- Review on: A Hybrid Transfer Learning model for Short-term Electric Load Forecasting DOI:10.1007/s00202-020-00930-x
- Source: [1] Xu, X., Meng, Z. A hybrid transfer learning model for short-term electric load forecasting.Electr Eng (2020).
Literature Review by Q.Dang [qiyun.dang@mail.mcgill.ca]
Edited by D.Wu [di.wu5@mail.mcgill.ca]
Disclaimer: This website contains copyrighted material, and its use is not always specifically authorized by the copyright owner. Take all necessary steps to ensure that the information you receive from the post is correct and verified.
1. Paper Motivation
The ordinary transfer learning methods may bring negative transfer into load forecasting as time series prediction is not exactly the same as the traditional data regression problem.
So, this paper proposed a cross-location load prediction method based on transfer learning with seasonal decomposing of time series.
- By seasonal decomposing the author means to remove the seasonal fluctuation trend in the load profile before training the model, to improve model accuracy. Overall, two different power load datasets were used in this paper. one from Australia the other from the USA.
Besides, the dataset of Australia electricity market covers five states of Australia, which covers a wide area geographically. As for GEFCOM2012 dataset, the 20 zones in USA are in a smaller area geographically since the temperature pattern provided in dataset is much similar.
2. Methods
Main Algorithm: The two-stage TrAdaBoost.R2 with seasonal decomposing of time series.
The authors‘ contribution is combining seasonal decomposing into two-stage TrAdaBoost.R2 Algorithm (Pardoe, 2010) https://www.cs.utexas.edu/~pstone/Papers/bib2html-links/ICML10-pardoe.pdf
- two-stage TrAdaBoost.R2 can be decomposed into TrAdaBoost.R2
- Algorithm emerging sequence:
- Adaboost (also known as ‘Adaptive boost’ ) (Freund, 1995)
- Adaboost.R (Freund, 1996)
- Adaboost.R2 (Drucker, 1997)
- TrAdaboost (Dai, 2007)
- Two-stage TrAdaBoost.R2 Algorithm (Pardoe, 2010)
Comments: The Term R in Adaboost.R refers to Adaboost+Regression, as AdaBoost was first used for classification problems, see figure 3, and was not introduced into data regression problems. Adaboost.R2 is an improved version of Adaboost.R.

Now it can be applied in regression problems using AdaBoost.R2.
AdaBoost is one of the first boosting algorithms to be adapted in solving practices. Adaboost helps you combine multiple “weak classifiers” into a single “strong classifier”.
While TrAdaboost refers to Adaboost with Transfer learning (“Tr“).
..as extending boosting-based learning algorithms (Freund & Schapire, 1997) in transfer learning, TrAdaBoost allows users to utilize a small amount of newly labeled data to leverage the old data to construct a high-quality classification model for the new data.

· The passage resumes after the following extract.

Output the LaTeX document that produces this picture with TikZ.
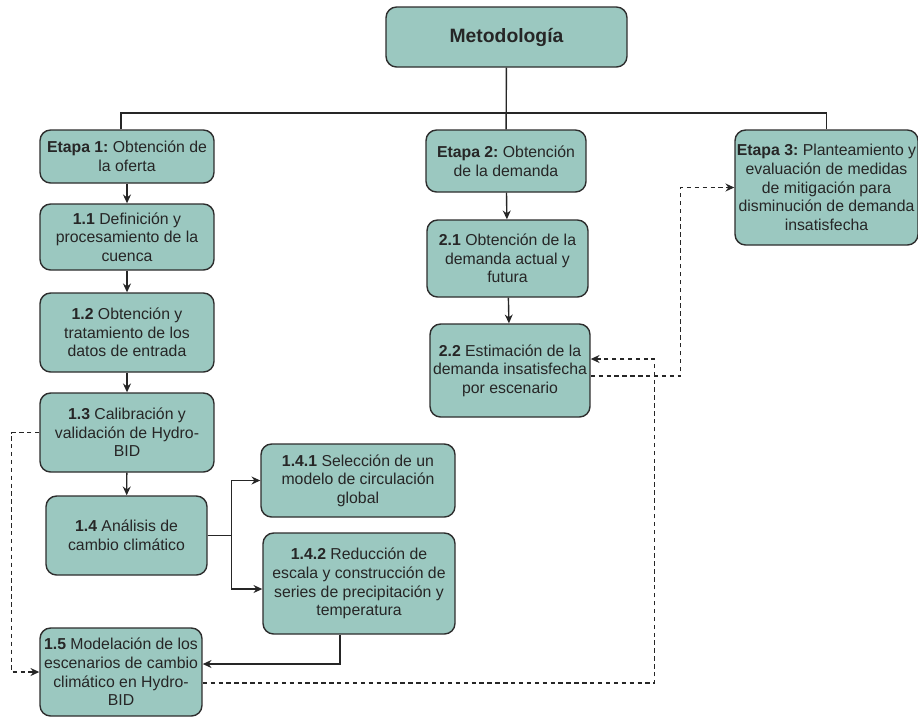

- So, why involve Transfer learning to build up a load prediction model?
According to the author, In electricity load forecasting, building a reliable forecasting model requires enormous data which is not easy to acquire. By transfer learning, data from related locations can be applied to the target location.
3. Paper structure
Raise proposed improved transfer learning algorithm first⇨ Trace Algo’s history (Two-stage TrAdaBoost.R2is based on Adaboost.R2) ⇨ Introduce new feature (add seasonal trend decomposing function) ⇨ Compared time series prediction results to 4 other benchmark methods
The other 4 benchmark models are simply described as follows:
[1] Xu, X., Meng, Z. A hybrid transfer learning model for short-term electric load forecasting.Electr Eng (2020).
- Gradient boosting decision tree (GBDT). GBDT is a traditional machine learning technique, which produces a prediction model in the form of an ensemble of weak prediction models, typically decision trees.
- AdaBoost regression Approach described in algorithm 1 is applied on original dataset directly without transfer learning.
- Two-stage TrAdaBoost.R2 Two-stage TrAdaBoost.R2 described in algorithm 2 is applied on original dataset directly without time series seasonal decomposing.
- GBDT with seasonal decomposing Different with the proposed hybrid model in this study, after time series seasonal decomposing, all three seasonal components are predicted by GBDT model directly instead of transfer learning approach.
4. Summarization
We can roughly see that the Red curve (authors’ method) captured more details of the Blue curve, compared by the green curve. Zone 20 is a place located in USA.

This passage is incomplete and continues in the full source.